Images are not part of the copy; write out the rest of the data exactly as given.
-- Begin --
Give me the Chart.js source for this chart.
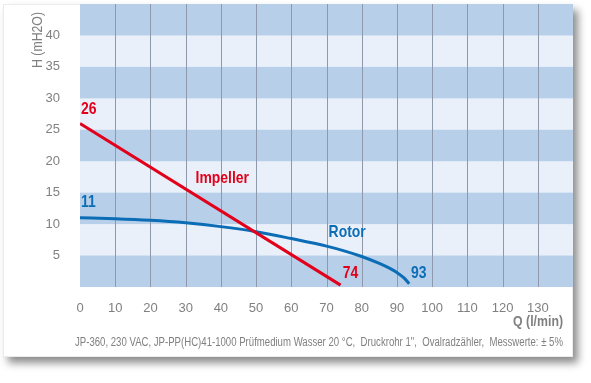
<!DOCTYPE html>
<html>
<head>
<meta charset="utf-8">
<script src="https://cdn.jsdelivr.net/npm/chart.js@4.4.0/dist/chart.umd.min.js"></script>
<style>
    body { margin: 0; background: #fff; }
    #card {
        position: absolute; left: 3px; top: 4px; width: 570px; height: 353px;
        background: #fff; border: 1px solid #ececec; box-sizing: border-box;
        box-shadow: 5px 6px 8px rgba(0, 0, 0, 0.45);
    }
    #wrap { position: absolute; left: 0; top: 0; width: 591px; height: 383px; }
</style>
</head>
<body>
<div id="card"></div>
<div id="wrap"><canvas id="myChart" width="591" height="383"></canvas></div>
<script>
// data
var impellerQ = [0, 74];
var impellerH = [26, 0.3];
var rotorQ = [0, 10, 20, 30, 40, 50, 60, 70, 75, 80, 85, 88, 90, 92, 93.5];
var rotorH = [11, 10.85, 10.6, 10.2, 9.6, 8.8, 7.7, 6.5, 5.75, 4.85, 3.75, 2.95, 2.3, 1.45, 0.5];
var xTicks = [0, 10, 20, 30, 40, 50, 60, 70, 80, 90, 100, 110, 120, 130];
var yTicks = [5, 10, 15, 20, 25, 30, 35, 40];
var bandStarts = [0, 10, 20, 30, 40];

var FONT = "'Liberation Sans', Arial, sans-serif";
var RED = '#e2001a';
var BLUE = '#0a6db5';
var GREY = '#808080';
var NARROW = 0.82;

function toPoints(xs, ys) {
    return xs.map(function (x, i) { return { x: x, y: ys[i] }; });
}

// text labels on the plot, in data coordinates
var notes = [
    { text: '26', x: 0.3, y: 28.3, color: RED },
    { text: '11', x: 0.3, y: 13.5, color: BLUE },
    { text: 'Impeller', x: 32.8, y: 17.3, color: RED },
    { text: 'Rotor', x: 70.6, y: 8.7, color: BLUE },
    { text: '74', x: 74.6, y: 2.2, color: RED },
    { text: '93', x: 94, y: 2.2, color: BLUE }
];

// squeeze text to imitate a narrow face
function narrowText(c, text, x, y) {
    c.fillText(text, x, y, c.measureText(text).width * NARROW);
}

var bandsPlugin = {
    id: 'bands',
    beforeDatasetsDraw: function (chart) {
        var c = chart.ctx, a = chart.chartArea, ys = chart.scales.y;
        c.save();
        c.fillStyle = '#e9f0fa';
        c.fillRect(a.left, a.top, a.right - a.left, a.bottom - a.top);
        c.fillStyle = '#b8cfe9';
        bandStarts.forEach(function (v) {
            var y1 = ys.getPixelForValue(v), y2 = ys.getPixelForValue(v + 5);
            c.fillRect(a.left, y2, a.right - a.left, y1 - y2);
        });
        // vertical grid on top of bands
        c.strokeStyle = '#8e9aab';
        c.lineWidth = 1;
        xTicks.forEach(function (v) {
            if (v === 0) return;
            var x = Math.round(chart.scales.x.getPixelForValue(v)) + 0.5;
            c.beginPath();
            c.moveTo(x, a.top);
            c.lineTo(x, a.bottom);
            c.stroke();
        });
        c.restore();
    },
    afterDatasetsDraw: function (chart) {
        var c = chart.ctx, xs = chart.scales.x, ys = chart.scales.y;
        c.save();
        c.font = 'bold 17px ' + FONT;
        c.textBaseline = 'middle';
        c.textAlign = 'left';
        notes.forEach(function (n) {
            c.fillStyle = n.color;
            narrowText(c, n.text, xs.getPixelForValue(n.x), ys.getPixelForValue(n.y));
        });
        // axis titles and footer
        c.fillStyle = GREY;
        c.font = '15px ' + FONT;
        c.save();
        c.translate(38, 40);
        c.rotate(-Math.PI / 2);
        c.textAlign = 'center';
        narrowText(c, 'H (mH2O)', 0, 0);
        c.restore();
        c.textAlign = 'right';
        c.font = 'bold 15px ' + FONT;
        narrowText(c, 'Q (l/min)', 563, 322);
        c.font = '12px ' + FONT;
        c.fillText('JP-360, 230 VAC, JP-PP(HC)41-1000 Prüfmedium Wasser 20 °C,  Druckrohr 1",  Ovalradzähler,  Messwerte: ± 5%', 563, 343, 488);
        c.restore();
    }
};

var ctx = document.getElementById('myChart').getContext('2d');
var chart = new Chart(ctx, {
    type: 'scatter',
    data: {
        datasets: [{
            label: 'Impeller',
            data: toPoints(impellerQ, impellerH),
            showLine: true,
            borderColor: RED,
            borderWidth: 3,
            pointRadius: 0,
            tension: 0
        }, {
            label: 'Rotor',
            data: toPoints(rotorQ, rotorH),
            showLine: true,
            borderColor: BLUE,
            borderWidth: 3,
            pointRadius: 0,
            cubicInterpolationMode: 'monotone'
        }]
    },
    options: {
        responsive: false,
        animation: false,
        layout: { padding: { left: 0, top: 4, right: 18, bottom: 0 } },
        plugins: {
            legend: { display: false },
            tooltip: { enabled: false }
        },
        scales: {
            x: {
                type: 'linear',
                min: 0,
                max: 140,
                afterBuildTicks: function (scale) {
                    scale.ticks = xTicks.map(function (v) { return { value: v }; });
                },
                afterFit: function (scale) {
                    scale.height = 96;
                    scale.paddingLeft = 0;
                    scale.paddingRight = 0;
                },
                grid: { display: false },
                border: { display: false },
                ticks: {
                    color: GREY,
                    padding: 6,
                    maxRotation: 0,
                    font: { family: FONT, size: 13 }
                }
            },
            y: {
                type: 'linear',
                min: 0,
                max: 45,
                afterBuildTicks: function (scale) {
                    scale.ticks = yTicks.map(function (v) { return { value: v }; });
                },
                afterFit: function (scale) {
                    scale.width = 80;
                    scale.paddingTop = 0;
                    scale.paddingBottom = 0;
                },
                grid: { display: false },
                border: { display: false },
                ticks: {
                    color: GREY,
                    padding: 12,
                    font: { family: FONT, size: 13 }
                }
            }
        }
    },
    plugins: [bandsPlugin]
});
</script>
</body>
</html>
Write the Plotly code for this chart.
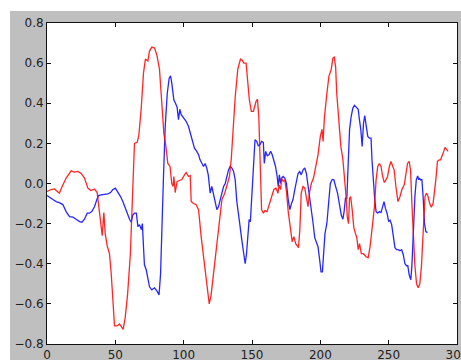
-- End --
> **Reply to the exercise**
Give me the Chart.js source for this chart.
<!DOCTYPE html>
<html>
<head>
<meta charset="utf-8">
<script src="https://cdn.jsdelivr.net/npm/chart.js@4.4.0/dist/chart.umd.min.js"></script>
<style>
    body { margin: 0; background: #fff; }
    #card {
        position: absolute; left: 3px; top: 4px; width: 570px; height: 353px;
        background: #fff; border: 1px solid #ececec; box-sizing: border-box;
        box-shadow: 5px 6px 8px rgba(0, 0, 0, 0.45);
    }
    #wrap { position: absolute; left: 0; top: 0; width: 591px; height: 383px; }
</style>
</head>
<body>
<div id="card"></div>
<div id="wrap"><canvas id="myChart" width="591" height="383"></canvas></div>
<script>
// data
var impellerQ = [0, 74];
var impellerH = [26, 0.3];
var rotorQ = [0, 10, 20, 30, 40, 50, 60, 70, 75, 80, 85, 88, 90, 92, 93.5];
var rotorH = [11, 10.85, 10.6, 10.2, 9.6, 8.8, 7.7, 6.5, 5.75, 4.85, 3.75, 2.95, 2.3, 1.45, 0.5];
var xTicks = [0, 10, 20, 30, 40, 50, 60, 70, 80, 90, 100, 110, 120, 130];
var yTicks = [5, 10, 15, 20, 25, 30, 35, 40];
var bandStarts = [0, 10, 20, 30, 40];

var FONT = "'Liberation Sans', Arial, sans-serif";
var RED = '#e2001a';
var BLUE = '#0a6db5';
var GREY = '#808080';
var NARROW = 0.82;

function toPoints(xs, ys) {
    return xs.map(function (x, i) { return { x: x, y: ys[i] }; });
}

// text labels on the plot, in data coordinates
var notes = [
    { text: '26', x: 0.3, y: 28.3, color: RED },
    { text: '11', x: 0.3, y: 13.5, color: BLUE },
    { text: 'Impeller', x: 32.8, y: 17.3, color: RED },
    { text: 'Rotor', x: 70.6, y: 8.7, color: BLUE },
    { text: '74', x: 74.6, y: 2.2, color: RED },
    { text: '93', x: 94, y: 2.2, color: BLUE }
];

// squeeze text to imitate a narrow face
function narrowText(c, text, x, y) {
    c.fillText(text, x, y, c.measureText(text).width * NARROW);
}

var bandsPlugin = {
    id: 'bands',
    beforeDatasetsDraw: function (chart) {
        var c = chart.ctx, a = chart.chartArea, ys = chart.scales.y;
        c.save();
        c.fillStyle = '#e9f0fa';
        c.fillRect(a.left, a.top, a.right - a.left, a.bottom - a.top);
        c.fillStyle = '#b8cfe9';
        bandStarts.forEach(function (v) {
            var y1 = ys.getPixelForValue(v), y2 = ys.getPixelForValue(v + 5);
            c.fillRect(a.left, y2, a.right - a.left, y1 - y2);
        });
        // vertical grid on top of bands
        c.strokeStyle = '#8e9aab';
        c.lineWidth = 1;
        xTicks.forEach(function (v) {
            if (v === 0) return;
            var x = Math.round(chart.scales.x.getPixelForValue(v)) + 0.5;
            c.beginPath();
            c.moveTo(x, a.top);
            c.lineTo(x, a.bottom);
            c.stroke();
        });
        c.restore();
    },
    afterDatasetsDraw: function (chart) {
        var c = chart.ctx, xs = chart.scales.x, ys = chart.scales.y;
        c.save();
        c.font = 'bold 17px ' + FONT;
        c.textBaseline = 'middle';
        c.textAlign = 'left';
        notes.forEach(function (n) {
            c.fillStyle = n.color;
            narrowText(c, n.text, xs.getPixelForValue(n.x), ys.getPixelForValue(n.y));
        });
        // axis titles and footer
        c.fillStyle = GREY;
        c.font = '15px ' + FONT;
        c.save();
        c.translate(38, 40);
        c.rotate(-Math.PI / 2);
        c.textAlign = 'center';
        narrowText(c, 'H (mH2O)', 0, 0);
        c.restore();
        c.textAlign = 'right';
        c.font = 'bold 15px ' + FONT;
        narrowText(c, 'Q (l/min)', 563, 322);
        c.font = '12px ' + FONT;
        c.fillText('JP-360, 230 VAC, JP-PP(HC)41-1000 Prüfmedium Wasser 20 °C,  Druckrohr 1",  Ovalradzähler,  Messwerte: ± 5%', 563, 343, 488);
        c.restore();
    }
};

var ctx = document.getElementById('myChart').getContext('2d');
var chart = new Chart(ctx, {
    type: 'scatter',
    data: {
        datasets: [{
            label: 'Impeller',
            data: toPoints(impellerQ, impellerH),
            showLine: true,
            borderColor: RED,
            borderWidth: 3,
            pointRadius: 0,
            tension: 0
        }, {
            label: 'Rotor',
            data: toPoints(rotorQ, rotorH),
            showLine: true,
            borderColor: BLUE,
            borderWidth: 3,
            pointRadius: 0,
            cubicInterpolationMode: 'monotone'
        }]
    },
    options: {
        responsive: false,
        animation: false,
        layout: { padding: { left: 0, top: 4, right: 18, bottom: 0 } },
        plugins: {
            legend: { display: false },
            tooltip: { enabled: false }
        },
        scales: {
            x: {
                type: 'linear',
                min: 0,
                max: 140,
                afterBuildTicks: function (scale) {
                    scale.ticks = xTicks.map(function (v) { return { value: v }; });
                },
                afterFit: function (scale) {
                    scale.height = 96;
                    scale.paddingLeft = 0;
                    scale.paddingRight = 0;
                },
                grid: { display: false },
                border: { display: false },
                ticks: {
                    color: GREY,
                    padding: 6,
                    maxRotation: 0,
                    font: { family: FONT, size: 13 }
                }
            },
            y: {
                type: 'linear',
                min: 0,
                max: 45,
                afterBuildTicks: function (scale) {
                    scale.ticks = yTicks.map(function (v) { return { value: v }; });
                },
                afterFit: function (scale) {
                    scale.width = 80;
                    scale.paddingTop = 0;
                    scale.paddingBottom = 0;
                },
                grid: { display: false },
                border: { display: false },
                ticks: {
                    color: GREY,
                    padding: 12,
                    font: { family: FONT, size: 13 }
                }
            }
        }
    },
    plugins: [bandsPlugin]
});
</script>
</body>
</html>
Write the Plotly code for this chart.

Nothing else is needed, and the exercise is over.